Protegido del mundo exterior por montañas y sabanas, además de estar tenuemente conectado con el resto de Etiopía y del mundo, el valle del Omo, llamado “el paraíso envenenado de Etiopia”, es uno de los conjuntos de yacimientos paleontológicos más importantes de África, declarado Patrimonio de la Humanidad en 1980 y donde los investigadores sitúan la cuna de la humanidad como han demostrado descubrimientos como el de “Lucy”, el “eslabón perdido” que confirmaba la relación entre primates y seres humanos, demostrando que hubo un momento en que los primates comenzaron a descender de los árboles y caminar erguidos.
Ocupado por 9 tribus que han permanecido aisladas durante miles de años, éstos son considerados los grupos humanos más ancestrales de África y aún mantienen ritos salvajes que resisten el paso de los siglos. Un auténtico museo viviente en el que sólo los viajeros más experimentados han de plantearse adentrarse.
Pese a que el nombre de etiopia se asocia con guerras, sequías y hambrunas propias de su profunda miseria crónica, es una nación con grandes tesoros, leyendas, mitología y misterios arqueológicos, además de antiguas tradiciones que incluyen la matanza de bebés supuestamente malditos, asesinatos tribales, sacrificios rituales, circuncisión femenina, azotes de mujeres hasta casi la muerte o escarificación corporal, entre otros muchos.
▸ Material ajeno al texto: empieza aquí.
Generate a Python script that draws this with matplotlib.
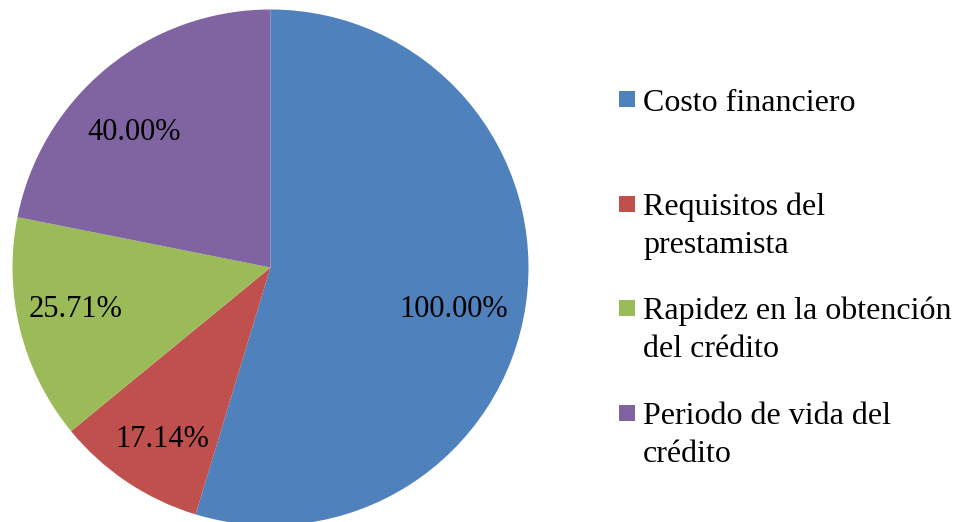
import matplotlib
matplotlib.use("Agg")
import matplotlib.pyplot as plt
from matplotlib.patches import Rectangle

categories = ["Costo financiero", "Requisitos del\nprestamista",
              "Rapidez en la obtención\ndel crédito", "Periodo de vida del\ncrédito"]
values = [100.00, 17.14, 25.71, 40.00]
colors = ["#4F81BD", "#C0504D", "#9BBB59", "#8064A2"]

plt.rcParams['font.family'] = ['Liberation Serif', 'DejaVu Serif']

W, H = 955, 522
fig = plt.figure(figsize=(W / 100, H / 100), dpi=100)

cx, cy, r = 270.5, 267.5, 258
ax = fig.add_axes([(cx - r) / W, (H - cy - r) / H, 2 * r / W, 2 * r / H])

wedges, texts, autotexts = ax.pie(
    values, colors=colors, startangle=90, counterclock=False,
    autopct=lambda p: "", pctdistance=0.75, radius=1.0,
    wedgeprops=dict(linewidth=0))

# small nudges (in pixels, x right / y down) to mimic Excel's label placement
label_nudge_px = [(-8, 14), (-1, 11), (-7, -5), (-14, 15)]
for t, v, (nx, ny) in zip(autotexts, values, label_nudge_px):
    t.set_text(f"{v:.2f}%")
    t.set_fontsize(22)
    t.set_color("black")
    x0, y0 = t.get_position()
    t.set_position((x0 + nx / r, y0 - ny / r))
ax.set_xlim(-1, 1)
ax.set_ylim(-1, 1)
ax.set_aspect("equal")
ax.axis("off")

# legend (manual layout to mimic Excel)
x_mark, x_text = 619, 643
base0, step, line_px = 111, 104.7, 37
msize = 16
for i, (lab, w) in enumerate(zip(categories, wedges)):
    yb = base0 + i * step
    ymc = yb - 12
    nlines = lab.count("\n") + 1
    fig.add_artist(Rectangle(((x_mark) / W, (H - ymc - msize / 2) / H),
                             msize / W, msize / H, transform=fig.transFigure,
                             facecolor=w.get_facecolor(), edgecolor="none"))
    ylast = yb + (nlines - 1) * line_px
    fig.text(x_text / W, (H - ylast) / H, lab, fontsize=23, va="baseline",
             ha="left", linespacing=1.41, color="black")

fig.savefig("out.png", dpi=100)
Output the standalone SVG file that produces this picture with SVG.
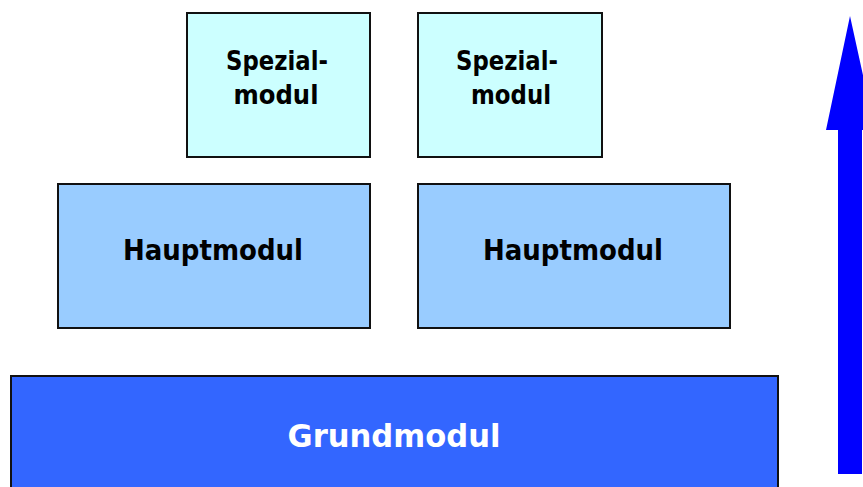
<svg xmlns="http://www.w3.org/2000/svg" width="863" height="487" viewBox="0 0 863 487">
<style>
.box{stroke:#111;stroke-width:2}
.spez{fill:#CCFFFF}
.haupt{fill:#99CCFF}
.grund{fill:#3366FF}
.t{font-family:"DejaVu Sans","Liberation Sans",sans-serif;font-weight:bold;text-anchor:middle;fill:#000}
</style>
<rect width="863" height="487" fill="#fff"/>
<g id="spezial1">
<rect class="box spez" x="187" y="13" width="183" height="144"/>
<text class="t" x="277" y="70" font-size="27" textLength="102" lengthAdjust="spacingAndGlyphs">Spezial-</text>
<text class="t" x="276" y="104" font-size="27" textLength="85" lengthAdjust="spacingAndGlyphs">modul</text>
</g>
<g id="spezial2">
<rect class="box spez" x="418" y="13" width="184" height="144"/>
<text class="t" x="507" y="70" font-size="27" textLength="102" lengthAdjust="spacingAndGlyphs">Spezial-</text>
<text class="t" x="511" y="104" font-size="27" textLength="80" lengthAdjust="spacingAndGlyphs">modul</text>
</g>
<g id="haupt1">
<rect class="box haupt" x="58" y="184" width="312" height="144"/>
<text class="t" x="213" y="260" font-size="29" textLength="180" lengthAdjust="spacingAndGlyphs">Hauptmodul</text>
</g>
<g id="haupt2">
<rect class="box haupt" x="418" y="184" width="312" height="144"/>
<text class="t" x="573" y="260" font-size="29" textLength="180" lengthAdjust="spacingAndGlyphs">Hauptmodul</text>
</g>
<g id="grund">
<rect class="box grund" x="11" y="376" width="767" height="120"/>
<text class="t" x="394" y="447" font-size="32" textLength="213" lengthAdjust="spacingAndGlyphs" style="fill:#fff">Grundmodul</text>
</g>
<g id="connectors">
<polygon points="850,16 875,130 862,130 862,474 838,474 838,130 826,130" fill="#0000FF"/>
</g>
</svg>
La emoción de viajar en solitario fuera del entorno turístico y perderme en la cuna de la humanidad transformaban este viaje en una gran aventura, respetando siempre mis habituales normas autoimpuestas como serían huir de las comodidades y áreas turísticas, pero sobre todo, convivir realmente con ellos. Dormir con ellos, comer con ellos, conversar con ellos… intentar captar su curiosidad y básicamente caer bien para ser dentro de lo posible, uno más.
El remoto valle del Omo sería mi nuevo hogar por un tiempo durante el que conviviría con hasta 6 de las tribus más ancestrales de la Tierra.